- [WRITTEN INSTRUCTION] The first line to copy is the one with "Write the Apache ECharts code for this chart."; the last is the one with "var font = 'DejaVu Sans';". Copy each line in that range exactly, leaving out all others.

- [DATASET ENTRIES]
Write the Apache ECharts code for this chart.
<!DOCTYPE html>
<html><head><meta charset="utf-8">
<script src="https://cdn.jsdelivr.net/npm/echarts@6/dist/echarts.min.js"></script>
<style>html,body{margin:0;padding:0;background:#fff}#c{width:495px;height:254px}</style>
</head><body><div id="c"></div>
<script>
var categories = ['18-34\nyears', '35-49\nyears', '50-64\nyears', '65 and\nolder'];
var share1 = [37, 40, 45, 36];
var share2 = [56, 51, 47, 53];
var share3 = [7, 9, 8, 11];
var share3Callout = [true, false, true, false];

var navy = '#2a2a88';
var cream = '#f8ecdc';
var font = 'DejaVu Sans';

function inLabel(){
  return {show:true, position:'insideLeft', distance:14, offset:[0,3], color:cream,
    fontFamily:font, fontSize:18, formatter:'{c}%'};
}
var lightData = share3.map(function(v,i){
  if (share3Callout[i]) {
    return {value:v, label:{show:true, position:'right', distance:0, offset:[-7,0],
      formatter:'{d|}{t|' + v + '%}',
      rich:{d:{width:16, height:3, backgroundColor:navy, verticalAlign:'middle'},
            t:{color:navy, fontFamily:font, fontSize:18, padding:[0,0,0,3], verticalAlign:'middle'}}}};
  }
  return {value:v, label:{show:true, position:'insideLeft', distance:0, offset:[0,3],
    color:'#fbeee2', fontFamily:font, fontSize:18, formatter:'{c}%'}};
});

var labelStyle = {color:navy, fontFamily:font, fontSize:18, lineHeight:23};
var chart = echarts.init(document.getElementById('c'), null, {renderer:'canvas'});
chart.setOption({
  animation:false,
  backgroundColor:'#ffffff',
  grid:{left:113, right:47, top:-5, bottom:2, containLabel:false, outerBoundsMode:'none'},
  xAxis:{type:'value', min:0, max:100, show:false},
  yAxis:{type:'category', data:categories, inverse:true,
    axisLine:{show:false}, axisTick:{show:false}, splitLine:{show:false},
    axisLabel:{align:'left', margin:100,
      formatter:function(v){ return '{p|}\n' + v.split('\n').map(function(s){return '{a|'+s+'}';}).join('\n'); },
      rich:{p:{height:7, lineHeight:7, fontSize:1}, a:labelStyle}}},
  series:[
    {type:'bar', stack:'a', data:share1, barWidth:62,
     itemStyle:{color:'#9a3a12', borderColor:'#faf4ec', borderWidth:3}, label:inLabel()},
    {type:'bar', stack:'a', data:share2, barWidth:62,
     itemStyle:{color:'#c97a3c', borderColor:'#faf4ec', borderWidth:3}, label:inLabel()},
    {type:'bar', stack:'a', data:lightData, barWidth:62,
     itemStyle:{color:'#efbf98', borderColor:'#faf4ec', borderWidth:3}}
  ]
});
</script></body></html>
--
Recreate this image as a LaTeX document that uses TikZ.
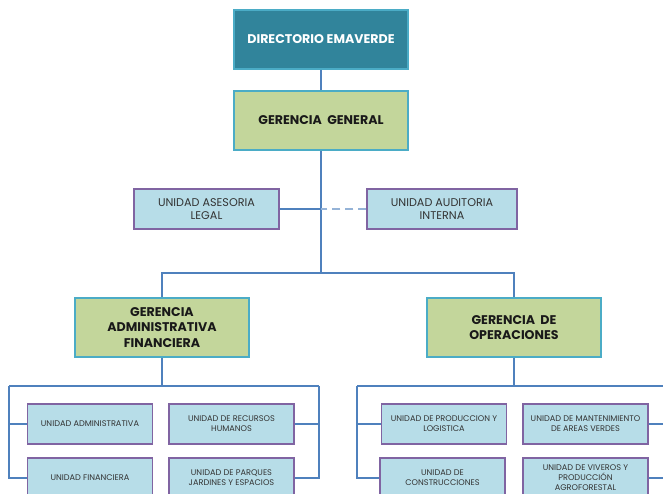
==
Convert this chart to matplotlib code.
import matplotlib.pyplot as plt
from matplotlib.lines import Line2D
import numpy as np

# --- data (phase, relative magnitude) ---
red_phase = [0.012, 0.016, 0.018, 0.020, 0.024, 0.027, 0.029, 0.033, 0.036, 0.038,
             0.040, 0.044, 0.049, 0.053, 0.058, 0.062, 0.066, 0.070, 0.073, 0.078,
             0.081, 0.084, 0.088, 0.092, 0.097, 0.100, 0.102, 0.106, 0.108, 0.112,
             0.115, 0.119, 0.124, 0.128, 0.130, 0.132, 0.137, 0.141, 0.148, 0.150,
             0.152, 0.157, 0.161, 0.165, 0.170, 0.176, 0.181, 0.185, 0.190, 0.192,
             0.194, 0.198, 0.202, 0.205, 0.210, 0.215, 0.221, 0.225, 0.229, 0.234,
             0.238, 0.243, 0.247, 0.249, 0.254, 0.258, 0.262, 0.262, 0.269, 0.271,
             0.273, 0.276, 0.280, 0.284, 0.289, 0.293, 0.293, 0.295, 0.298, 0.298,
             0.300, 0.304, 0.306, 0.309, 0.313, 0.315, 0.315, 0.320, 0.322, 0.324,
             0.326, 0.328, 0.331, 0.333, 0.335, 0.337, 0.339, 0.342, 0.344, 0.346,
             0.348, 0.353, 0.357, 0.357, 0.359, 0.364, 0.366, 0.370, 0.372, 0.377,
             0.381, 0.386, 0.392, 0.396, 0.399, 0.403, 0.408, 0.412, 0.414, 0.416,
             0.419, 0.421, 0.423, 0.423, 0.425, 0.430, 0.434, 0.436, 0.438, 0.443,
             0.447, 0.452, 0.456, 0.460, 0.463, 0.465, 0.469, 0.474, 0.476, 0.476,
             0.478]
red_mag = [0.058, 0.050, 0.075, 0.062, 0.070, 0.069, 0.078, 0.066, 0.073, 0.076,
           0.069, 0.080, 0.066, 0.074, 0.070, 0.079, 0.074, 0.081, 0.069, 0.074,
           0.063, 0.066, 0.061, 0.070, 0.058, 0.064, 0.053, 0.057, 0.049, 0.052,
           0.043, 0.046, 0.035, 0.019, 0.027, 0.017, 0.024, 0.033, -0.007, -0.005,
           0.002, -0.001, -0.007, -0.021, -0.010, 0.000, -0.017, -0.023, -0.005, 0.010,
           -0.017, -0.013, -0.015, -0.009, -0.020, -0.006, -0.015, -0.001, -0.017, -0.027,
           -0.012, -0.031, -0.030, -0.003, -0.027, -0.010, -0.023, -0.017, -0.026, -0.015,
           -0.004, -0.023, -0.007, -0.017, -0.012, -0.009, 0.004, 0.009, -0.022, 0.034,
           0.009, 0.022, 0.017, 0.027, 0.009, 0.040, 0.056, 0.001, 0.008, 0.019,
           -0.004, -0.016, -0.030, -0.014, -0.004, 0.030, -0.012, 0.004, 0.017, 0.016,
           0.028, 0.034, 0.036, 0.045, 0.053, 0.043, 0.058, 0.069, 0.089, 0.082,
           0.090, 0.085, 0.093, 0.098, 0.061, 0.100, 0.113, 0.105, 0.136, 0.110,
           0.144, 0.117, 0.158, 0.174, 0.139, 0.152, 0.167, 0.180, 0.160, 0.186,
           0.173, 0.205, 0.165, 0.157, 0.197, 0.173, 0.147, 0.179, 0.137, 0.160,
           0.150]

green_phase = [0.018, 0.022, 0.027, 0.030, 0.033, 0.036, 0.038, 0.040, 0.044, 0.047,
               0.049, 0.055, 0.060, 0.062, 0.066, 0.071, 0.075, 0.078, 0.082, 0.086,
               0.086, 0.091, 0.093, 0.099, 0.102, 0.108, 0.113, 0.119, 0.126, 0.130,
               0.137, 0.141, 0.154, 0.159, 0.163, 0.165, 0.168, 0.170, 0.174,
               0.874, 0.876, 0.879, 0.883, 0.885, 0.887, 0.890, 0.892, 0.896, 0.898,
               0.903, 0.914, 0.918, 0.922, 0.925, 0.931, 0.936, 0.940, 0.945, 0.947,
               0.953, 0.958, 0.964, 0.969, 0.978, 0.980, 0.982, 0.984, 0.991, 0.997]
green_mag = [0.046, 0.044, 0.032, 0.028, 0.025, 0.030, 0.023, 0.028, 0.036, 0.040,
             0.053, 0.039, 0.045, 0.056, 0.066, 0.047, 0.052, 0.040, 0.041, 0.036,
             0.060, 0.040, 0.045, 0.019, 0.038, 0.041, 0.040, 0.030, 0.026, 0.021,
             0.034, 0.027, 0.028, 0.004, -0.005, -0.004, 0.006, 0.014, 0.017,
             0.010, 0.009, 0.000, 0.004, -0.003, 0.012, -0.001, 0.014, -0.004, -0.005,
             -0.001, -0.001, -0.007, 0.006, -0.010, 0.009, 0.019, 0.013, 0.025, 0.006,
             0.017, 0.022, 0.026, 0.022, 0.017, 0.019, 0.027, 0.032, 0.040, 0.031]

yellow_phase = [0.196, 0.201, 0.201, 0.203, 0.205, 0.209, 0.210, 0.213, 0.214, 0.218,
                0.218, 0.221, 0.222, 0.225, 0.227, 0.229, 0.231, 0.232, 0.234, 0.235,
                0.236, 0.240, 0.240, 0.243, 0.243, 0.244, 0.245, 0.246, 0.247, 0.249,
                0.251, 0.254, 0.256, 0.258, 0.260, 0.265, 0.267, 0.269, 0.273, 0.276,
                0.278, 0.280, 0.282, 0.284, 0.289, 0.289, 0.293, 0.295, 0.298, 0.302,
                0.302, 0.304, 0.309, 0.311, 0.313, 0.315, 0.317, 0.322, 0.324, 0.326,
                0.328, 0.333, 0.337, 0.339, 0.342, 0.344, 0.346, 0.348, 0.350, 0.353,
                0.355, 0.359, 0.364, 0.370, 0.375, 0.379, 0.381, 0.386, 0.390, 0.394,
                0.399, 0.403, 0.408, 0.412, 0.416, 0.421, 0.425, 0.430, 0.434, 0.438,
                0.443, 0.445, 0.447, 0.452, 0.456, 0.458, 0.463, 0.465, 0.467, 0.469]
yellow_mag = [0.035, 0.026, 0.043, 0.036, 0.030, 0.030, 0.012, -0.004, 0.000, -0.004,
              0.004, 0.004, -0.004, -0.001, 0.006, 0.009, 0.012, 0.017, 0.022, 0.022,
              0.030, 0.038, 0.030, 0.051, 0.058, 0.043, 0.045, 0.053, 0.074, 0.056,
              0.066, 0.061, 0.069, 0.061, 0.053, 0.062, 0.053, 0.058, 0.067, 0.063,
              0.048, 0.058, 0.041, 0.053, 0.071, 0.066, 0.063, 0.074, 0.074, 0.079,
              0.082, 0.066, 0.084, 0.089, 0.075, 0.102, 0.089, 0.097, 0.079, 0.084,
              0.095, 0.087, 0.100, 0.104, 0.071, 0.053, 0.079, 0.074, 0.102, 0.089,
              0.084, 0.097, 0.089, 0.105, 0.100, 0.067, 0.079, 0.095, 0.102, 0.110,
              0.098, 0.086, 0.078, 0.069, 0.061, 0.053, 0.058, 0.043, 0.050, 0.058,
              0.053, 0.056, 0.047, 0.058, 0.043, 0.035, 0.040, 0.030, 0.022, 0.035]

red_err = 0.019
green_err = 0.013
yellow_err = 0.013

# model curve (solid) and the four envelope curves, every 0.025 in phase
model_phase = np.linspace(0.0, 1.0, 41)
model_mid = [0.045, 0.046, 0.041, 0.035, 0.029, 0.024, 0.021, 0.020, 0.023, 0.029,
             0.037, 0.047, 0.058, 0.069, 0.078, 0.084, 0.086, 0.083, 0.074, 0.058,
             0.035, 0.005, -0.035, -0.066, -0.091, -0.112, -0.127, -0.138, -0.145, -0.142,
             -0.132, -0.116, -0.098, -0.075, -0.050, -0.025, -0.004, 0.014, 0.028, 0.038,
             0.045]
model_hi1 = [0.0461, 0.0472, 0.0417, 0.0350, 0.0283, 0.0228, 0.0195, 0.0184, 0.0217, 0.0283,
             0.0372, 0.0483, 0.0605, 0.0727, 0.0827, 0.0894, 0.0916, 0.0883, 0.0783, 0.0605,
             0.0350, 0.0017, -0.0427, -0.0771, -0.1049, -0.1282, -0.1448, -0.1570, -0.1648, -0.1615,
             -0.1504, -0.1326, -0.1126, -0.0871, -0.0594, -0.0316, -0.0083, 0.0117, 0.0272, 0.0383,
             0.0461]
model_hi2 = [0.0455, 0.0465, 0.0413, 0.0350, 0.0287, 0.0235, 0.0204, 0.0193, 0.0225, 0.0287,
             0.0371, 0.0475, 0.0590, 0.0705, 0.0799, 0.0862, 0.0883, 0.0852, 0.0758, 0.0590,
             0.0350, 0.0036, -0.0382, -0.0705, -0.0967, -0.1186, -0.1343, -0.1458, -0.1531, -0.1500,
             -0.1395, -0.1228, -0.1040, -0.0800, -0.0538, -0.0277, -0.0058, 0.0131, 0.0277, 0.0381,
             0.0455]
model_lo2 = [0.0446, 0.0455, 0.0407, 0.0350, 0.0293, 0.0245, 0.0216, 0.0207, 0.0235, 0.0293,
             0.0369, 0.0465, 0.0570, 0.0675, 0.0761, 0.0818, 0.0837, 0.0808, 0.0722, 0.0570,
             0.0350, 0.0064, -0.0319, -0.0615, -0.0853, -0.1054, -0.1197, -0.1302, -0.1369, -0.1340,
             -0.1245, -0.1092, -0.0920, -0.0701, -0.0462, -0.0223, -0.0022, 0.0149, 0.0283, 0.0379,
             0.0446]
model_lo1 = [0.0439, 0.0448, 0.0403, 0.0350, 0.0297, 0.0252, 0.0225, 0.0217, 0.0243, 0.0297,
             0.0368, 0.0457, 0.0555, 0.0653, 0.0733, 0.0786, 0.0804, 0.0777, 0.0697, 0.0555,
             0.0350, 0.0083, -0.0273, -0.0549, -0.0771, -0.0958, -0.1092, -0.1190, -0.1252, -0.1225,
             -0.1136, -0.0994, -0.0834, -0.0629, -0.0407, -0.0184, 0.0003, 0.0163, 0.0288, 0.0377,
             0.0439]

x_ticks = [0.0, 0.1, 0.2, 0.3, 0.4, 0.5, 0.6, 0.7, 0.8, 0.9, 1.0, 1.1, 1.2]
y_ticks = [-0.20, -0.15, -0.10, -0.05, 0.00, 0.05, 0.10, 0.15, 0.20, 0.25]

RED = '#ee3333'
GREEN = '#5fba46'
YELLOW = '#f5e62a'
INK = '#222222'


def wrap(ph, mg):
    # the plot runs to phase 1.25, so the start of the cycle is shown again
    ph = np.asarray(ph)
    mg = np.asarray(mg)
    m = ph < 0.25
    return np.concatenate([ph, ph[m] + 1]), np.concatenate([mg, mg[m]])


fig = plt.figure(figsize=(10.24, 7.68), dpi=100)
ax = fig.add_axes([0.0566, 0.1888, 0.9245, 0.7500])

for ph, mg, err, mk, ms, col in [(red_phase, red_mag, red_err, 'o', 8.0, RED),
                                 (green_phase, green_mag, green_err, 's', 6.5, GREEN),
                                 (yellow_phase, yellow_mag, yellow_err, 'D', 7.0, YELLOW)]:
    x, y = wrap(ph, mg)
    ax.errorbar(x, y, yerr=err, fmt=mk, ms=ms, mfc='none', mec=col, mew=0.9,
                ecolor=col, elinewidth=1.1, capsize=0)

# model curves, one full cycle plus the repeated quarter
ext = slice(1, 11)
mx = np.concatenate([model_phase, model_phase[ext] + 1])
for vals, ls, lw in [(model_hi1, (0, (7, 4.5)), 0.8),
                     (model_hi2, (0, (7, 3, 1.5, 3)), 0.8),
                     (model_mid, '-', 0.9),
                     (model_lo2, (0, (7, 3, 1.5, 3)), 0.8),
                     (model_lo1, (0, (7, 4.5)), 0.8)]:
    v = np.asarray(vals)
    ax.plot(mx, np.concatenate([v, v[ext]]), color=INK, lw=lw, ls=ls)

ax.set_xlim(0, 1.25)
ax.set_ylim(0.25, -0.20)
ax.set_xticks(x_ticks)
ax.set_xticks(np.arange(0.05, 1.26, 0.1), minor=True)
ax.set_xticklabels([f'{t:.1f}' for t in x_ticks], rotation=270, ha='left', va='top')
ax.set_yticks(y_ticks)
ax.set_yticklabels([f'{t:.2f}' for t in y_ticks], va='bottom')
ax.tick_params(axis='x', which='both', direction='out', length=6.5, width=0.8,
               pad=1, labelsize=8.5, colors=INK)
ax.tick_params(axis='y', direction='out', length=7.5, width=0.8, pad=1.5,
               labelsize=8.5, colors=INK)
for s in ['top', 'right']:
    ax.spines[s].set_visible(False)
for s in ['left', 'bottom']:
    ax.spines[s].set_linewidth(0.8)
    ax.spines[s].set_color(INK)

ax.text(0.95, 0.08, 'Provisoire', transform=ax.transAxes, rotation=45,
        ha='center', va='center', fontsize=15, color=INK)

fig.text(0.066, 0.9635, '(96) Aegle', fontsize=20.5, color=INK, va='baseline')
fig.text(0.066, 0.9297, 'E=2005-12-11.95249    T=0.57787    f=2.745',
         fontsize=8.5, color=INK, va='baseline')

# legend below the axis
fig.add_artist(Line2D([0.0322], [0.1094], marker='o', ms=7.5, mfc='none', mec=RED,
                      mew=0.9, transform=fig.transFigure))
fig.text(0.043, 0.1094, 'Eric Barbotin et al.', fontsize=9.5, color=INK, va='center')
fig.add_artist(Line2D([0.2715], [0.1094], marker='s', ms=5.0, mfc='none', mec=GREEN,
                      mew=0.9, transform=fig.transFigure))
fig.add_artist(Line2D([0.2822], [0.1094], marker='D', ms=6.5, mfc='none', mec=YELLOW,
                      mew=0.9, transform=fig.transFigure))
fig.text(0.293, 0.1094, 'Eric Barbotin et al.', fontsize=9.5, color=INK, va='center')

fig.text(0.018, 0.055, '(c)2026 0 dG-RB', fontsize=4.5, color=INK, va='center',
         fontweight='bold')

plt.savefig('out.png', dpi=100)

- [REPLY]
Write the Apache ECharts code for this chart.
<!DOCTYPE html>
<html><head><meta charset="utf-8">
<script src="https://cdn.jsdelivr.net/npm/echarts@6/dist/echarts.min.js"></script>
<style>html,body{margin:0;padding:0;background:#fff}#c{width:495px;height:254px}</style>
</head><body><div id="c"></div>
<script>
var categories = ['18-34\nyears', '35-49\nyears', '50-64\nyears', '65 and\nolder'];
var share1 = [37, 40, 45, 36];
var share2 = [56, 51, 47, 53];
var share3 = [7, 9, 8, 11];
var share3Callout = [true, false, true, false];

var navy = '#2a2a88';
var cream = '#f8ecdc';
var font = 'DejaVu Sans';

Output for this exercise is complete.